Picking The Wrong English Translation
Students sometimes translate every case as “coal,” even in food settings. That can make a sentence sound stiff. Barbecue, grilling, and cooking lines often need “charcoal” in English.
| Mistake | Better Choice | Why It Works |
|---|---|---|
| Using carbón for chemical carbon | Use carbono | Science terms need the element name |
| Writing carbon without the accent | Write carbón | The accent marks the correct stress |
| Translating it as coal in a grill recipe | Translate it as charcoal | Food context changes the English word |
| Using the word with no context clue | Add a pair like vegetal or mineral | The phrase becomes clearer at once |
A small context clue often fixes the whole sentence. That’s why phrases such as carbón vegetal and carbón mineral are so handy for learners. They reduce guesswork and make your meaning plain.
How To Remember Carbón Without Mixing It Up
A memory hook can save you a lot of hesitation. Think of carbón as the stuff you can hold in your hand, toss into a grill, or pull from a mine. Think of carbono as the word from science class.
Another trick is to pair each word with a setting. Put carbón next to smoke, bags, embers, mines, and grills. Put carbono next to atoms, dioxide, formulas, and lab notes. The mental split becomes neat and easy.
You can also practice by making two short lists of your own. Write three cooking phrases with carbón. Then write three science phrases with carbono. That kind of contrast practice sticks far better than rote memorization.
Should You Translate Carbón As Coal Or Charcoal?

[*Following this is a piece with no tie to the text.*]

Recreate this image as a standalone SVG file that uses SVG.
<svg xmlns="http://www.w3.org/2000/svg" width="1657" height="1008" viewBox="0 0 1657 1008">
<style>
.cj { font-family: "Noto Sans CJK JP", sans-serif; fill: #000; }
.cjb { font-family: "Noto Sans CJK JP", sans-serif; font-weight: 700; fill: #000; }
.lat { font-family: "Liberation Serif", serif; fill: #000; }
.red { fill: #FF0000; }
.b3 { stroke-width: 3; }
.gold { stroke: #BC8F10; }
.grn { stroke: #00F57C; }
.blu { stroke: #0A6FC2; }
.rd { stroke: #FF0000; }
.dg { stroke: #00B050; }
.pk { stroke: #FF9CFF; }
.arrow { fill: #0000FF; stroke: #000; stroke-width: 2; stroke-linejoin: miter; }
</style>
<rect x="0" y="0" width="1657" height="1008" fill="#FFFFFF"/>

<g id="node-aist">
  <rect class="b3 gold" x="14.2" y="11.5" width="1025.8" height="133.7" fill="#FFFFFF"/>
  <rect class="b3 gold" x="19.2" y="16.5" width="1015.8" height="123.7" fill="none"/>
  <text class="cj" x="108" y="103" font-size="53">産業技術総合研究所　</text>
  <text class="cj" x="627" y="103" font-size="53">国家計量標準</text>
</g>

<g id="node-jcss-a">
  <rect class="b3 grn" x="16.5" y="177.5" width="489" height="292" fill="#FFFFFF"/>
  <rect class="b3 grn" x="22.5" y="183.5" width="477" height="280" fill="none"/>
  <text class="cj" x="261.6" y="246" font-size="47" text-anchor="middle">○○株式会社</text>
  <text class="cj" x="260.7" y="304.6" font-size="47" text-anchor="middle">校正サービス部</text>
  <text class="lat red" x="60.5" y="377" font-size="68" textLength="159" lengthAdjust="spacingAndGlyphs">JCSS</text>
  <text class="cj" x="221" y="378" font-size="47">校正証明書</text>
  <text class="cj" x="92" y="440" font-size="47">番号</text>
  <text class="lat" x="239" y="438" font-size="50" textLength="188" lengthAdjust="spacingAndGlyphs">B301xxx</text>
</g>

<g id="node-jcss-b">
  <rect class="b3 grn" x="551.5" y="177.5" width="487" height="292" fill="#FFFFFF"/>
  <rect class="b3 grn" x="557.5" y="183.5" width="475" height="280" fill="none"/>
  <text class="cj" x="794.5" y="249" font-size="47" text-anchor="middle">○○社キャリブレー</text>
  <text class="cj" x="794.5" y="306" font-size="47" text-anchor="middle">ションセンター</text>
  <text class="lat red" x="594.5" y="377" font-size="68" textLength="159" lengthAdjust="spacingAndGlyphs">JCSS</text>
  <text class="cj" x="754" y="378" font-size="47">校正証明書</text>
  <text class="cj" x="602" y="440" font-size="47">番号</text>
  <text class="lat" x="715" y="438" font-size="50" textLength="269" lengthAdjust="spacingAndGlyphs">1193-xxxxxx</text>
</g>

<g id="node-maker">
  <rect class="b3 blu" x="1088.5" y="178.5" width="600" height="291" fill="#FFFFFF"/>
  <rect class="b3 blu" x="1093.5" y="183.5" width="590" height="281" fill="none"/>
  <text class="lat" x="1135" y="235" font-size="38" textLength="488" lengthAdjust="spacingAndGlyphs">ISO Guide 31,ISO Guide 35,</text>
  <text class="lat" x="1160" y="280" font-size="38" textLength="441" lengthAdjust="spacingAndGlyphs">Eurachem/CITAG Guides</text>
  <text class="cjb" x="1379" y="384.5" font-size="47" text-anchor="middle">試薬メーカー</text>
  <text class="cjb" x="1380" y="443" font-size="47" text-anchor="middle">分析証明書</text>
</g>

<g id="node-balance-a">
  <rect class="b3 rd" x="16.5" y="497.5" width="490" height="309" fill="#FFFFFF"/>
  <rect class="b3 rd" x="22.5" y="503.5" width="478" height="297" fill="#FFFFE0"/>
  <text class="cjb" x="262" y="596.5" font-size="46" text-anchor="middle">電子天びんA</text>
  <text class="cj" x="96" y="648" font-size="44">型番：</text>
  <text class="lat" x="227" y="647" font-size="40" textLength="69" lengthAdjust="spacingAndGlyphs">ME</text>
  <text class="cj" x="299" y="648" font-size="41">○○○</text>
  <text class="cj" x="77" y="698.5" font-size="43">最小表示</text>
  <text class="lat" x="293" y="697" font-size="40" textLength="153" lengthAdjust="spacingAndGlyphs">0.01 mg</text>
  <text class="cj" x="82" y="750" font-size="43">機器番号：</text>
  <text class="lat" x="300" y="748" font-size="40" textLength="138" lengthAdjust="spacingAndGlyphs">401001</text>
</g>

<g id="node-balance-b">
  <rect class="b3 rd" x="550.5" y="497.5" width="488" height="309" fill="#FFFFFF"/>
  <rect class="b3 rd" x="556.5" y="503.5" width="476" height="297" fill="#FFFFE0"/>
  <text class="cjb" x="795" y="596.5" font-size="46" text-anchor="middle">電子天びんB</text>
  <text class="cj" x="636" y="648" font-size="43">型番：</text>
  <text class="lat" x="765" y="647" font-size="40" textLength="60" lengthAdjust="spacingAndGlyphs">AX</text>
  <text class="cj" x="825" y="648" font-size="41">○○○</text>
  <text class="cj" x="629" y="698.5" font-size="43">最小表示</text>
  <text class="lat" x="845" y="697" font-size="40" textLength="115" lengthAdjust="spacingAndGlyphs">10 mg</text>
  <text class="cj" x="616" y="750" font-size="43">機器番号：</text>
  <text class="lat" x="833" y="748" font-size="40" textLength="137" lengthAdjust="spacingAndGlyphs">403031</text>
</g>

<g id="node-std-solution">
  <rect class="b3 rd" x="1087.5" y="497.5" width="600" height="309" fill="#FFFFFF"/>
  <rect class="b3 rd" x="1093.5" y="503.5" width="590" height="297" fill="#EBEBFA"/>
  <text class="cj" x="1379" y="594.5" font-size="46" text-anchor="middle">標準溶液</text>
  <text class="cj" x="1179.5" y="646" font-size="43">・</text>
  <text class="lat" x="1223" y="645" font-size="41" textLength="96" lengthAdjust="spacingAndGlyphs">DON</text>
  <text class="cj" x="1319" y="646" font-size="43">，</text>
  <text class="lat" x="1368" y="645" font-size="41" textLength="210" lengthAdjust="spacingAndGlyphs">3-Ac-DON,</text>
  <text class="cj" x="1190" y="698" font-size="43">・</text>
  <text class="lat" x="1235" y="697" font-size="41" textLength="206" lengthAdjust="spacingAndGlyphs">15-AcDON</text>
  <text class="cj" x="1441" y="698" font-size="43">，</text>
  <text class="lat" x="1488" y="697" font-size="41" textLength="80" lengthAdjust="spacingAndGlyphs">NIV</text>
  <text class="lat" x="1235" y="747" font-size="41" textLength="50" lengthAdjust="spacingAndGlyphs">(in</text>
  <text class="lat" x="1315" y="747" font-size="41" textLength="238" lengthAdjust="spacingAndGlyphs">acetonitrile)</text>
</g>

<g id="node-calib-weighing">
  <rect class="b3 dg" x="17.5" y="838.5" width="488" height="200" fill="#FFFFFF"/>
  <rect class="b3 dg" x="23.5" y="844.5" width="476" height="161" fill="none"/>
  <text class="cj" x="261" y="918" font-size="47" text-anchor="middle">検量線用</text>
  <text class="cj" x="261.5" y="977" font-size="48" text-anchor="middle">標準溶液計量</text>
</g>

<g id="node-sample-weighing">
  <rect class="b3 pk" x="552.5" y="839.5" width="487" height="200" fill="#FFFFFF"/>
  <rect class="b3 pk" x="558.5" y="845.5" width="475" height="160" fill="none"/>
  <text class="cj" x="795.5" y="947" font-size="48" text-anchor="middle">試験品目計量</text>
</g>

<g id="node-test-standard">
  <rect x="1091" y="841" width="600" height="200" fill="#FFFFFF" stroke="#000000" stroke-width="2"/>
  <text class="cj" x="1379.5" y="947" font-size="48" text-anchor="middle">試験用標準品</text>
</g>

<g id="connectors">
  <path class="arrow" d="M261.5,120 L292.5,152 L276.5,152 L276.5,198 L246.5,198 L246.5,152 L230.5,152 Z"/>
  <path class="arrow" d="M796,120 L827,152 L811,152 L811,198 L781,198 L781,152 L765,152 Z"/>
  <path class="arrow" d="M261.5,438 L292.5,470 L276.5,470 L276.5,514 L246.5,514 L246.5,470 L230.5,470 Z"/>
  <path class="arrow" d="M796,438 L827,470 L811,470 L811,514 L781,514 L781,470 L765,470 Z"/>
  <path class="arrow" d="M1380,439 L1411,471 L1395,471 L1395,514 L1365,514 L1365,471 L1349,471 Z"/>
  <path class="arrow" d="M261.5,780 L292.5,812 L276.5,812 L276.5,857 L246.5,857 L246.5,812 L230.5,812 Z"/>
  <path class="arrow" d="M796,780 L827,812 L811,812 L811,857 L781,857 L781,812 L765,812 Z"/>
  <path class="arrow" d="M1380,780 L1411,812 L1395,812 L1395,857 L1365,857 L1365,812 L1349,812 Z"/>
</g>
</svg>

The safest answer is: translate it by context, not by habit. If the scene involves grilling, cooking, or barbecue fuel, “charcoal” is usually the right pick. If the scene involves mining, energy, trains, or industrial fuel, “coal” is the better choice.
If you’re still unsure, check the surrounding nouns and verbs. Words linked to burning food, lighting a grill, or preparing embers lean toward charcoal. Words linked to extraction, deposits, engines, or mines lean toward coal.

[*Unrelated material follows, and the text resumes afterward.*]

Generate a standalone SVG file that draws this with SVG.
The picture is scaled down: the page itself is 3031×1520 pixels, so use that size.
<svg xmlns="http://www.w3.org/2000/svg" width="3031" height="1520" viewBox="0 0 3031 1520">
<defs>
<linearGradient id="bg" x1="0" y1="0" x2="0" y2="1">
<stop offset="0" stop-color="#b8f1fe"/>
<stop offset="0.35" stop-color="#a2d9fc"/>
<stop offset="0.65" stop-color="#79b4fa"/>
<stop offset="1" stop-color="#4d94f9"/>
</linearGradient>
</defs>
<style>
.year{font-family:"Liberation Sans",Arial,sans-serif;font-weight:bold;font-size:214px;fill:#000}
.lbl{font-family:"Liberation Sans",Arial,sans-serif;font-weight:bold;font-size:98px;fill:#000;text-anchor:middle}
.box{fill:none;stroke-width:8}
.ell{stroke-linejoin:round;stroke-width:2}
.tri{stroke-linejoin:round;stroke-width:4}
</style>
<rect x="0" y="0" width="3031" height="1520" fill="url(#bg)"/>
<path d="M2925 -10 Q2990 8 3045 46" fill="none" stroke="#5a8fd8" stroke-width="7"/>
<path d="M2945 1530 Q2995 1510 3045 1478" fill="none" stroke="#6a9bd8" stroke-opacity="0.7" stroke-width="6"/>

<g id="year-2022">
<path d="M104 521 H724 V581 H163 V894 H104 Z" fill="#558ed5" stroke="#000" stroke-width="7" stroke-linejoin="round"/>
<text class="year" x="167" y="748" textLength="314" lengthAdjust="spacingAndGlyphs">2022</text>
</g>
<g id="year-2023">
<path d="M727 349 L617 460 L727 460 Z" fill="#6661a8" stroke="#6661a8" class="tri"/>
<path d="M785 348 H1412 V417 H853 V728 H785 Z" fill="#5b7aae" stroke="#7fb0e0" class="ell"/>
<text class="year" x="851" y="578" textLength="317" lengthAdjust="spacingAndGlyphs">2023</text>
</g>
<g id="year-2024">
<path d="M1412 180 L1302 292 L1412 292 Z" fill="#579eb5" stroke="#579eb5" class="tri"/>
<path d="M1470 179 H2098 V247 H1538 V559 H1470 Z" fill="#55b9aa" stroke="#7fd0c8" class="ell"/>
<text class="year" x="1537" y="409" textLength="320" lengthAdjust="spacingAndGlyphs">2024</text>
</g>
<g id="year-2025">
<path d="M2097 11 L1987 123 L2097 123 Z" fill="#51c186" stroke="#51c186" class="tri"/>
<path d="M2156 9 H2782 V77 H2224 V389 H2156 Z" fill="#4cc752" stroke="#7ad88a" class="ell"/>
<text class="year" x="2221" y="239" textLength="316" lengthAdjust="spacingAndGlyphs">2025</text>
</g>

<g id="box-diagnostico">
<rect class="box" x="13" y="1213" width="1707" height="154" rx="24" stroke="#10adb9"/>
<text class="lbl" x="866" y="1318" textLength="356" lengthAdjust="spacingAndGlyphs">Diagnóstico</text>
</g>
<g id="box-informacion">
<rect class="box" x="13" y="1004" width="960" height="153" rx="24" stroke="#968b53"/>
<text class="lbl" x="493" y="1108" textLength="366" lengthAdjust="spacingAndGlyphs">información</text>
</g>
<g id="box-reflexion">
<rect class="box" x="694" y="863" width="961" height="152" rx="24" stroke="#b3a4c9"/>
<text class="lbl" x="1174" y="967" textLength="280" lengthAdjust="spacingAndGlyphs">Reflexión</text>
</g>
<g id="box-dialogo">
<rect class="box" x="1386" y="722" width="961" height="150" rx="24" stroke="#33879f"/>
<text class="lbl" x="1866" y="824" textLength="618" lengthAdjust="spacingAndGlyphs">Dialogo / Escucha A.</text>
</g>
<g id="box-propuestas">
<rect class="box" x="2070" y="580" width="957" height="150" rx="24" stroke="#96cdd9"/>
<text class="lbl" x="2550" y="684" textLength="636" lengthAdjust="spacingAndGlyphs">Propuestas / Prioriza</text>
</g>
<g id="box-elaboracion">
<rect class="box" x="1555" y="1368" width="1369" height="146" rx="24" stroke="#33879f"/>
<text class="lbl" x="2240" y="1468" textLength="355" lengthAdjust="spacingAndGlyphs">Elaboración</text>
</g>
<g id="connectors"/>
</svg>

That small pause before translating pays off. It keeps your English natural and your Spanish understanding sharp.
What To Take Away From Carbón Meaning In Spanish
Carbón is a practical, everyday Spanish noun that usually means coal or charcoal. The context tells you which one fits. The accent mark matters. And when the topic shifts to the chemical element carbon, the word you want is carbono.
Once you separate those two Spanish words and pay attention to setting, the confusion fades. You read faster, translate more cleanly, and sound more natural when you write or speak.
That’s the real value of learning this word well. It’s not just one dictionary entry. It’s a small piece of Spanish that teaches you how meaning, spelling, and context work together.